Turning to the coefficient estimates, we see the effect on the coefficient estimates of moving from least squares to robust M-estimation. The M-estimator produces a much larger negative impact of DISCHARGE on SALINITY than does ordinary least squares (-0.623 versus -0.295) with the M-estimator coefficient estimated with similar precision (0.091 versus 0.107). The sensitivity of the DISCHARGE coefficient estimates to robust estimation is in accord with the earlier EQ01 diagnostic suggesting that observation 16 had high leverage for the relationship between SALINITY and DISCHARGE.
The bottom portion of the output displays the R2 and R2W goodness-of-fit and adjusted measures, along which indicate that the model accounts for roughly 60-90% of the variation in the constant-only model. The statistic of 202.906 and corresponding p-value of 0.00 indicate strong rejection of the null hypothesis that all non-intercept coefficients are equal to zero. Lastly, the output shows the value of the deviance, information criteria, and the estimated scale. These measures may be of use when comparing models.
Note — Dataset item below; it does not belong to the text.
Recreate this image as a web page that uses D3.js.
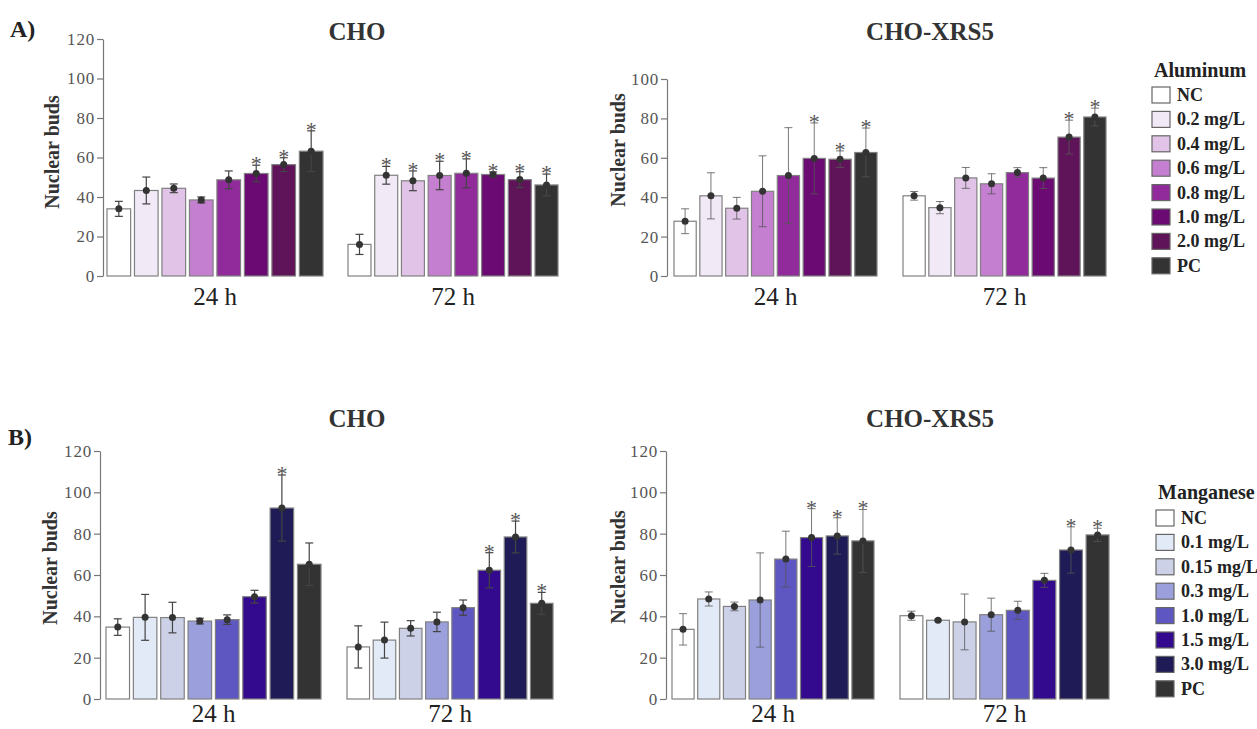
<!DOCTYPE html>
<html><head><meta charset="utf-8">
<script src="https://cdn.jsdelivr.net/npm/d3@7"></script>
<style>
body{margin:0;background:#fff;}
svg text{font-family:"Liberation Serif","Times New Roman",serif !important;}
</style></head>
<body><svg id="c" width="1257" height="729"></svg>
<script>
// ---------- DATA ----------
const alCategories = ["NC","0.2 mg/L","0.4 mg/L","0.6 mg/L","0.8 mg/L","1.0 mg/L","2.0 mg/L","PC"];
const mnCategories = ["NC","0.1 mg/L","0.15 mg/L","0.3 mg/L","1.0 mg/L","1.5 mg/L","3.0 mg/L","PC"];
const alColors = ["#ffffff","#f2e9f7","#e0c3e6","#c47fd0","#912b9b","#6b0a72","#5f1459","#333333"];
const mnColors = ["#ffffff","#e3eaf7","#ccd1e7","#9ba0dd","#5e56c1","#330a8d","#1e1b56","#333333"];
const timeLabels = ["24 h","72 h"];

// Aluminum – CHO
const alCho24 = [34.0,43.3,44.4,38.5,48.7,51.9,56.4,63.2];
const alCho24Err = [3.8,6.8,2.2,1.5,4.5,4.2,3.5,10.3];
const alCho24Sig = [0,0,0,0,0,1,1,1];
const alCho72 = [16.0,51.0,48.2,50.9,52.0,51.4,48.8,46.1];
const alCho72Err = [5.1,4.5,5.0,7.2,7.3,1.3,4.0,5.5];
const alCho72Sig = [0,1,1,1,1,1,1,1];
// Aluminum – CHO-XRS5
const alXrs24 = [27.8,40.7,34.4,43.0,51.0,59.7,59.3,62.7];
const alXrs24Err = [6.3,11.7,5.5,18.0,24.3,18.0,4.2,12.4];
const alXrs24Sig = [0,0,0,0,0,1,1,1];
const alXrs72 = [40.7,34.7,49.8,46.8,52.5,49.7,70.5,80.7];
const alXrs72Err = [2.2,3.1,5.3,5.1,2.5,5.3,8.6,4.5];
const alXrs72Sig = [0,0,0,0,0,0,1,1];
// Manganese – CHO
const mnCho24 = [34.8,39.5,39.4,37.7,38.4,49.5,92.4,65.2];
const mnCho24Err = [4.0,11.1,7.4,1.4,2.3,3.1,16.0,10.3];
const mnCho24Sig = [0,0,0,0,0,0,1,0];
const mnCho72 = [25.2,28.5,34.2,37.3,44.2,62.3,78.4,46.3];
const mnCho72Err = [10.2,8.7,3.7,4.7,3.7,8.5,7.7,5.3];
const mnCho72Sig = [0,0,0,0,0,1,1,1];
// Manganese – CHO-XRS5
const mnXrs24 = [33.7,48.4,44.8,47.9,67.7,78.1,78.9,76.5];
const mnXrs24Err = [7.6,3.4,2.1,22.8,13.5,14.0,8.8,15.2];
const mnXrs24Sig = [0,0,0,0,0,1,1,1];
const mnXrs72 = [40.3,38.1,37.3,40.8,42.9,57.4,72.1,79.4];
const mnXrs72Err = [2.2,0.5,13.5,8.0,4.4,3.4,11.2,3.2];
const mnXrs72Sig = [0,0,0,0,0,0,1,1];

const yTicksA1 = [0,20,40,60,80,100,120];
const yTicksA2 = [0,20,40,60,80,100];
const yTicksB = [0,20,40,60,80,100,120];

// ---------- LAYOUT ----------
const FONT = "'Liberation Serif','Times New Roman',serif";
const svg = d3.select("#c");
const panels = [
  {title:"CHO", tx:357, ty:40, ax:103, y0:276, yTop:39, max:120, ticks:yTicksA1, labX:52, labY:152, tY:305,
   groups:[[107,323],[348,558]], cats:alCategories, colors:alColors,
   series:[[alCho24,alCho24Err,alCho24Sig],[alCho72,alCho72Err,alCho72Sig]], thin:false},
  {title:"CHO-XRS5", tx:930, ty:40, ax:667, y0:276, yTop:79, max:100, ticks:yTicksA2, labX:618, labY:150, tY:305,
   groups:[[674,877],[903,1106]], cats:alCategories, colors:alColors,
   series:[[alXrs24,alXrs24Err,alXrs24Sig],[alXrs72,alXrs72Err,alXrs72Sig]], thin:true},
  {title:"CHO", tx:357, ty:427, ax:100, y0:699, yTop:451, max:120, ticks:yTicksB, labX:50, labY:568, tY:722,
   groups:[[106,321],[347,553]], cats:mnCategories, colors:mnColors,
   series:[[mnCho24,mnCho24Err,mnCho24Sig],[mnCho72,mnCho72Err,mnCho72Sig]], thin:false},
  {title:"CHO-XRS5", tx:930, ty:427, ax:666, y0:699, yTop:451, max:120, ticks:yTicksB, labX:618, labY:567, tY:722,
   groups:[[672,874],[900,1109]], cats:mnCategories, colors:mnColors,
   series:[[mnXrs24,mnXrs24Err,mnXrs24Sig],[mnXrs72,mnXrs72Err,mnXrs72Sig]], thin:true}
];

svg.append("text").attr("x",10).attr("y",37).style("font-size","24px").attr("font-weight","bold").attr("fill","#222").text("A)");
svg.append("text").attr("x",8).attr("y",445).style("font-size","24px").attr("font-weight","bold").attr("fill","#222").text("B)");

panels.forEach(p=>{
  const g = svg.append("g");
  g.append("text").attr("x",p.tx).attr("y",p.ty).attr("text-anchor","middle")
    .style("font-size","25px").attr("font-weight","bold").attr("fill","#333").text(p.title);
  const y = d3.scaleLinear().domain([0,p.max]).range([p.y0,p.yTop]);
  const ax = g.append("g").attr("transform",`translate(${p.ax},0)`)
    .call(d3.axisLeft(y).tickValues(p.ticks).tickSize(6).tickSizeOuter(0).tickPadding(2));
  ax.attr("font-family",null).attr("font-size",null);
  ax.select(".domain").attr("stroke","#777").attr("stroke-width",1.2);
  ax.selectAll(".tick line").attr("stroke","#777").attr("stroke-width",1.2);
  ax.selectAll(".tick text").style("font-family",FONT).style("font-size","17px")
    .attr("fill","#555").attr("letter-spacing","0.8px");
  g.append("text").attr("transform",`translate(${p.labX},${p.labY}) rotate(-90)`)
    .attr("text-anchor","middle").attr("dominant-baseline","central")
    .style("font-size","20px").attr("font-weight","bold").attr("fill","#333").text("Nuclear buds");
  p.series.forEach((s,gi)=>{
    const [vals,errs,sig] = s;
    const x = d3.scaleBand().domain(p.cats).range(p.groups[gi]).paddingInner(0.14).paddingOuter(0);
    const data = p.cats.map((c,i)=>({c,v:vals[i],e:errs[i],s:sig[i],col:p.colors[i]}));
    const gg = g.append("g");
    gg.selectAll("rect").data(data).join("rect")
      .attr("x",d=>x(d.c)).attr("width",x.bandwidth())
      .attr("y",d=>y(d.v)).attr("height",d=>y(0)-y(d.v))
      .attr("fill",d=>d.col).attr("stroke","#808080").attr("stroke-width",1.2);
    const cx = d=>x(d.c)+x.bandwidth()/2;
    const ec = p.thin ? "#555" : "#444";
    const ew = p.thin ? 0.8 : 1.2;
    gg.selectAll("line.v").data(data).join("line").attr("class","v")
      .attr("x1",cx).attr("x2",cx).attr("y1",d=>y(d.v+d.e)).attr("y2",d=>y(d.v-d.e))
      .attr("stroke",ec).attr("stroke-width",ew);
    ["+","-"].forEach(sg=>{
      gg.selectAll("line.c"+(sg==="+"?"u":"l")).data(data).join("line").attr("class","c"+(sg==="+"?"u":"l"))
        .attr("x1",d=>cx(d)-4).attr("x2",d=>cx(d)+4)
        .attr("y1",d=>y(sg==="+"?d.v+d.e:d.v-d.e)).attr("y2",d=>y(sg==="+"?d.v+d.e:d.v-d.e))
        .attr("stroke",ec).attr("stroke-width",ew);
    });
    gg.selectAll("circle").data(data).join("circle")
      .attr("cx",cx).attr("cy",d=>y(d.v)).attr("r",3.5).attr("fill","#333");
    gg.selectAll("text.star").data(data.filter(d=>d.s)).join("text").attr("class","star")
      .attr("x",cx).attr("y",d=>y(d.v+d.e)+6).attr("text-anchor","middle")
      .style("font-size","22px").attr("fill","#555").text("*");
    g.append("text").attr("x",(p.groups[gi][0]+p.groups[gi][1])/2).attr("y",p.tY)
      .attr("text-anchor","middle").style("font-size","25px").attr("fill","#222").text(timeLabels[gi]);
  });
});

// Legends
const legends = [
  {title:"Aluminum", x:1152, ty:77, y0:95, cats:alCategories, colors:alColors},
  {title:"Manganese", x:1156, ty:499, y0:518, cats:mnCategories, colors:mnColors}
];
legends.forEach(L=>{
  const g = svg.append("g");
  g.append("text").attr("x",L.x+2).attr("y",L.ty).style("font-size","20px").attr("font-weight","bold").attr("fill","#222").text(L.title);
  const ly = d3.scaleBand().domain(L.cats).range([L.y0-12, L.y0-12+8*24.4]);
  const rows = g.selectAll("g.r").data(L.cats.map((c,i)=>({c,col:L.colors[i]}))).join("g")
    .attr("transform",d=>`translate(${L.x},${ly(d.c)})`);
  rows.append("rect").attr("x",0).attr("y",4).attr("width",18).attr("height",16)
    .attr("fill",d=>d.col).attr("stroke","#666").attr("stroke-width",1.2);
  rows.append("text").attr("x",25).attr("y",18).style("font-size","18px").attr("font-weight","bold")
    .attr("fill","#222").text(d=>d.c);
});
</script></body></html>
Next, we estimate the equation using MM-estimation. In the Specification tab:
- Specify your equation estimation method as ROBUSTLS - Robust Least Squares,
- Change the Robust Estimation Type dropdown to MM-estimation
- Fill out the Specification edit field with “salinity c lagsel trend discharge” as before.
Next, we will provide values for the tuning and breakdown values, and will specify options to control the S-estimation refinement.
Click on the Options tab to display the additional estimation settings:
- For the objective specification, we will provide tuning and breakdown values. Select the User-specified constants radio button and enter the values as depicted. The Stuning value of 2.937 is chosen to provide a breakdown of 0.25; the M-tuning value of 3.44 is chosen to produce relative efficiency of 0.85.
- Select Huber Type II standard errors.
- Under S options, enter values for the Number of trials, and Max refinements, as depicted. The Initial sample size will be pre-filled with the number of regressor variables specified on the first tab of the dialog—we will leave this at the default setting.
- Enter “5” in the Number of comparisons edit field so that EViews will refine the best 5 of the 200 trials.
Click on OK to accept the specification and options and to estimate the equation. EViews will display the results of the MM-estimation.
Notice that the top of the output displays various settings for both the S and the M-portions of the MM-estimation. In addition to showing the S-tuning value of 2.937 and associated breakdown value of 0.25, EViews reports that the S-estimation consists of 200 trials with initial coefficients obtained from a random initial sample size of 4 and 2 initial refinement steps. The final comparison involves fully refining 5 sets of the scale estimates and choosing the smallest scale estimate.
Once the scale estimate is obtained, EViews performs fixed scale M-estimation using the reported 3.44 tuning parameter.
EViews also reports information on the random number generator used to obtain the random subsamples, and the method used to obtain coefficient estimate covariances. Turning to the results, we note that despite the difference in robust estimation method, relative efficiency settings, and method of computing standard errors, the results from the Mestimation and the MM-estimation are generally quite similar. Most importantly, both estimates show statistically significant DISCHARGE coefficients of around -0.62 with roughly comparable coefficient standard errors (0.089 versus 0.13). The results for other coefficients are even closer.
The MM-estimate of the scale is considerably larger than that obtained from M-estimation (1.16 versus 0.73), but the overall goodness-of-fit measures and R2N statistic and test results are quite similar.